PROVIDED RECORDS =
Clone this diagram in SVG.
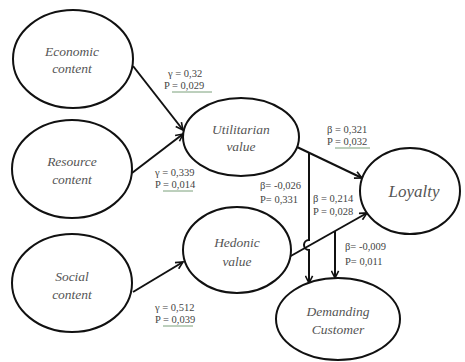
<svg xmlns="http://www.w3.org/2000/svg" width="465" height="362" viewBox="0 0 465 362">
<defs>
<marker id="ah" viewBox="0 0 10 10" refX="9" refY="5" markerWidth="9" markerHeight="9" markerUnits="userSpaceOnUse" orient="auto">
<path d="M1,1 L9,5 L1,9" fill="none" stroke="#111" stroke-width="1.8"/>
</marker>
<style>
.n{fill:#fff;stroke:#111;stroke-width:2}
.t{font-family:"Liberation Serif",serif;font-style:italic;font-size:13.5px;fill:#555;text-anchor:middle}
.l{font-family:"Liberation Serif",serif;font-size:10.5px;fill:#444}
.c{fill:none;stroke:#111;stroke-width:2}
.a{marker-end:url(#ah)}
.u{stroke:#7aa07a;stroke-width:1}
</style>
</defs>
<rect width="465" height="362" fill="#fff"/>
<g id="connectors">
<path class="c a" d="M133,66 L183,130"/>
<path class="c a" d="M132,173 L183,134"/>
<path class="c a" d="M133,292 L183,262"/>
<path class="c a" d="M297,147 L362,178"/>
<path class="c a" d="M289,257 L367,213"/>
<path class="c a" d="M309,152 V240 A5,5 0 0 0 309,250 V283"/>
<path class="c a" d="M335,231 V278"/>
</g>
<g id="economic"><ellipse class="n" cx="73" cy="59" rx="60" ry="49"/><text class="t" x="72" y="56">Economic</text><text class="t" x="72" y="73">content</text></g>
<g id="resource"><ellipse class="n" cx="72" cy="169" rx="60" ry="49"/><text class="t" x="72" y="166">Resource</text><text class="t" x="72" y="184">content</text></g>
<g id="social"><ellipse class="n" cx="72" cy="283" rx="60" ry="49"/><text class="t" x="72" y="281">Social</text><text class="t" x="72" y="299">content</text></g>
<g id="utilitarian"><ellipse class="n" cx="241" cy="137" rx="58" ry="39"/><text class="t" x="241" y="134">Utilitarian</text><text class="t" x="241" y="151">value</text></g>
<g id="hedonic"><ellipse class="n" cx="237" cy="250" rx="54" ry="43"/><text class="t" x="237" y="247">Hedonic</text><text class="t" x="237" y="266">value</text></g>
<g id="loyalty"><ellipse class="n" cx="410" cy="191" rx="50" ry="43"/><text class="t" x="414" y="197" style="font-size:17px">Loyalty</text></g>
<g id="demanding"><ellipse class="n" cx="338" cy="319" rx="62" ry="41"/><text class="t" x="338" y="316">Demanding</text><text class="t" x="338" y="334">Customer</text></g>
<g id="labels">
<text class="l" x="168" y="77">γ = 0,32</text>
<text class="l" x="164" y="89">P = 0,029</text>
<line class="u" x1="172" y1="92" x2="212" y2="92"/>
<text class="l" x="155" y="176">γ = 0,339</text>
<text class="l" x="155" y="188">P = 0,014</text>
<line class="u" x1="163" y1="191" x2="193" y2="191"/>
<text class="l" x="155" y="311">γ = 0,512</text>
<text class="l" x="155" y="323">P = 0,039</text>
<line class="u" x1="163" y1="326" x2="193" y2="326"/>
<text class="l" x="327" y="133">β = 0,321</text>
<text class="l" x="327" y="145">P = 0,032</text>
<line class="u" x1="335" y1="148" x2="370" y2="148"/>
<text class="l" x="260" y="189">β= -0,026</text>
<text class="l" x="260" y="203">P= 0,331</text>
<text class="l" x="313" y="202">β = 0,214</text>
<text class="l" x="313" y="215">P = 0,028</text>
<text class="l" x="345" y="250">β= -0,009</text>
<text class="l" x="345" y="265">P= 0,011</text>
</g>
</svg>
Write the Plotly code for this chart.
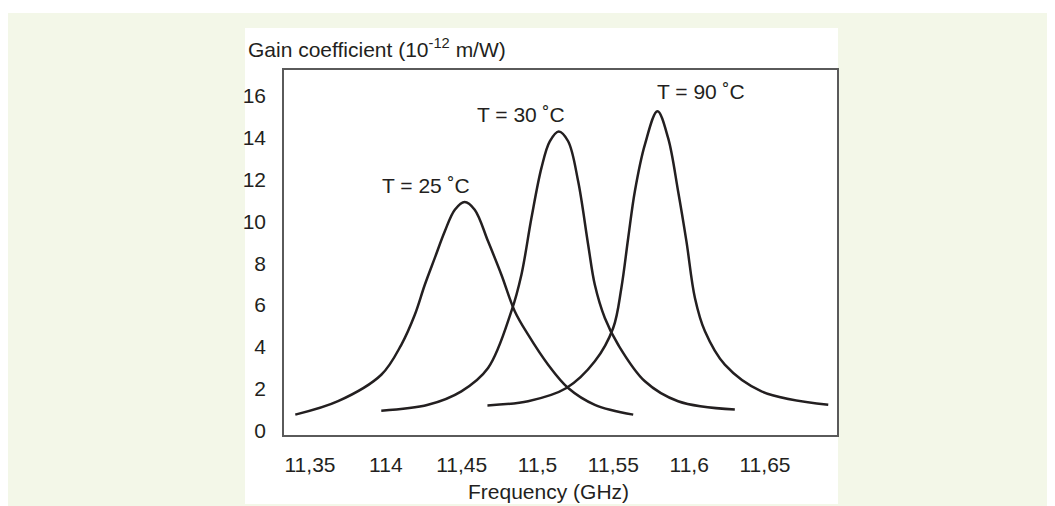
import plotly.graph_objects as go

# ---- data ----
freq_25 = [11.3403, 11.3685, 11.3970, 11.4102, 11.4191, 11.4257, 11.4323, 11.4389, 11.4455, 11.4520,
           11.4586, 11.4674, 11.4762, 11.4850, 11.4938, 11.5070, 11.5202, 11.5378, 11.5631]
gain_25 = [0.78, 1.42, 2.68, 4.11, 5.54, 6.97, 8.25, 9.52, 10.55, 10.92,
           10.55, 9.04, 7.45, 5.71, 4.59, 3.16, 2.05, 1.25, 0.78]

freq_30 = [11.3970, 11.4278, 11.4498, 11.4674, 11.4828, 11.4894, 11.4960, 11.5026, 11.5081, 11.5140,
           11.5202, 11.5268, 11.5334, 11.5378, 11.5444, 11.5532, 11.5708, 11.5927, 11.6301]
gain_30 = [0.97, 1.25, 1.89, 3.00, 5.71, 7.45, 10.15, 12.54, 13.81, 14.28,
           13.81, 11.90, 8.88, 6.97, 5.39, 4.11, 2.37, 1.42, 1.02]

freq_90 = [11.4670, 11.4938, 11.5191, 11.5378, 11.5499, 11.5553, 11.5598, 11.5642, 11.5708, 11.5791,
           11.5861, 11.5927, 11.5982, 11.6038, 11.6104, 11.6235, 11.6477, 11.6917]
gain_90 = [1.22, 1.42, 2.05, 3.32, 4.91, 6.82, 9.20, 11.43, 13.65, 15.24,
           13.97, 11.43, 9.04, 6.34, 4.75, 3.16, 1.89, 1.25]

series_labels = ["T = 25 ˚C", "T = 30 ˚C", "T = 90 ˚C"]

x_tickvals = [11.35, 11.40, 11.45, 11.50, 11.55, 11.60, 11.65]
x_ticktext = ["11,35", "114", "11,45", "11,5", "11,55", "11,6", "11,65"]
y_tickvals = [0, 2, 4, 6, 8, 10, 12, 14, 16]

x_title = "Frequency (GHz)"
y_title = "Gain coefficient (10<sup>-12</sup> m/W)"

# ---- figure ----
FONT = "Liberation Sans, Arial, Helvetica, sans-serif"
INK = "#231f20"
BG = "#f3f7e8"

fig = go.Figure()
for fx, gy in [(freq_25, gain_25), (freq_30, gain_30), (freq_90, gain_90)]:
    fig.add_trace(go.Scatter(x=fx, y=gy, mode="lines",
                             line=dict(color=INK, width=2.5, shape="spline", smoothing=1.0),
                             showlegend=False, hoverinfo="skip"))

# peak labels
label_pos = [(417.5, 177.5), (512.5, 106.7), (692.5, 83.5)]  # pixel positions
L, R, T, B = 276, 226, 62, 79
W, H = 1055, 506
pw, ph = W - L - R, H - T - B
xr = [11.35 - 26 / 1516.7, 11.65 + 72 / 1516.7]
yr = [-(427 - 423) / 20.98, (423 - 62) / 20.98]

def px2x(px):
    return (px - L) / pw

def py2y(py):
    return (H - B - py) / ph

for lab, (px, py) in zip(series_labels, label_pos):
    fig.add_annotation(x=px2x(px), y=py2y(py), xref="paper", yref="paper",
                       text=lab, showarrow=False, xanchor="center", yanchor="middle",
                       font=dict(family=FONT, size=21, color=INK))

fig.add_annotation(x=px2x(540), y=py2y(484), xref="paper", yref="paper",
                   text=x_title, showarrow=False, xanchor="center", yanchor="middle",
                   font=dict(family=FONT, size=21, color=INK))
fig.add_annotation(x=px2x(238), y=py2y(40), xref="paper", yref="paper",
                   text=y_title, showarrow=False, xanchor="left", yanchor="middle",
                   font=dict(family=FONT, size=21, color=INK))

# white panel behind chart and white strip at top
fig.add_shape(type="rect", xref="paper", yref="paper", layer="below",
              x0=px2x(237), x1=px2x(830), y0=py2y(496), y1=py2y(20),
              fillcolor="white", line=dict(width=0))
fig.add_shape(type="rect", xref="paper", yref="paper", layer="below",
              x0=px2x(0), x1=px2x(W), y0=py2y(5), y1=py2y(0),
              fillcolor="white", line=dict(width=0))

axis_common = dict(showgrid=False, zeroline=False, showline=True, mirror=True,
                   linecolor="#5a5a5a", linewidth=1.5, ticks="",
                   tickfont=dict(family=FONT, size=21, color=INK))

fig.update_layout(
    width=W, height=H,
    margin=dict(l=L, r=R, t=T, b=B, autoexpand=False),
    paper_bgcolor=BG, plot_bgcolor="white",
    xaxis=dict(range=xr, tickmode="array", tickvals=x_tickvals, ticktext=x_ticktext,
               ticklabelstandoff=10, **axis_common),
    yaxis=dict(range=yr, tickmode="array", tickvals=y_tickvals,
               ticklabelstandoff=12, **axis_common),
)

fig.write_html("out.html")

YOUR INSTRUCTIONS = Take the material above and output only the lines from the one that contains "Write the Plotly code for this chart." through the one that contains "y_tickvals = [0, 2, 4, 6, 8, 10, 12, 14, 16]", ends included and images left out.

RESULT BELOW =
Write the Plotly code for this chart.
import plotly.graph_objects as go

# ---- data ----
freq_25 = [11.3403, 11.3685, 11.3970, 11.4102, 11.4191, 11.4257, 11.4323, 11.4389, 11.4455, 11.4520,
           11.4586, 11.4674, 11.4762, 11.4850, 11.4938, 11.5070, 11.5202, 11.5378, 11.5631]
gain_25 = [0.78, 1.42, 2.68, 4.11, 5.54, 6.97, 8.25, 9.52, 10.55, 10.92,
           10.55, 9.04, 7.45, 5.71, 4.59, 3.16, 2.05, 1.25, 0.78]

freq_30 = [11.3970, 11.4278, 11.4498, 11.4674, 11.4828, 11.4894, 11.4960, 11.5026, 11.5081, 11.5140,
           11.5202, 11.5268, 11.5334, 11.5378, 11.5444, 11.5532, 11.5708, 11.5927, 11.6301]
gain_30 = [0.97, 1.25, 1.89, 3.00, 5.71, 7.45, 10.15, 12.54, 13.81, 14.28,
           13.81, 11.90, 8.88, 6.97, 5.39, 4.11, 2.37, 1.42, 1.02]

freq_90 = [11.4670, 11.4938, 11.5191, 11.5378, 11.5499, 11.5553, 11.5598, 11.5642, 11.5708, 11.5791,
           11.5861, 11.5927, 11.5982, 11.6038, 11.6104, 11.6235, 11.6477, 11.6917]
gain_90 = [1.22, 1.42, 2.05, 3.32, 4.91, 6.82, 9.20, 11.43, 13.65, 15.24,
           13.97, 11.43, 9.04, 6.34, 4.75, 3.16, 1.89, 1.25]

series_labels = ["T = 25 ˚C", "T = 30 ˚C", "T = 90 ˚C"]

x_tickvals = [11.35, 11.40, 11.45, 11.50, 11.55, 11.60, 11.65]
x_ticktext = ["11,35", "114", "11,45", "11,5", "11,55", "11,6", "11,65"]
y_tickvals = [0, 2, 4, 6, 8, 10, 12, 14, 16]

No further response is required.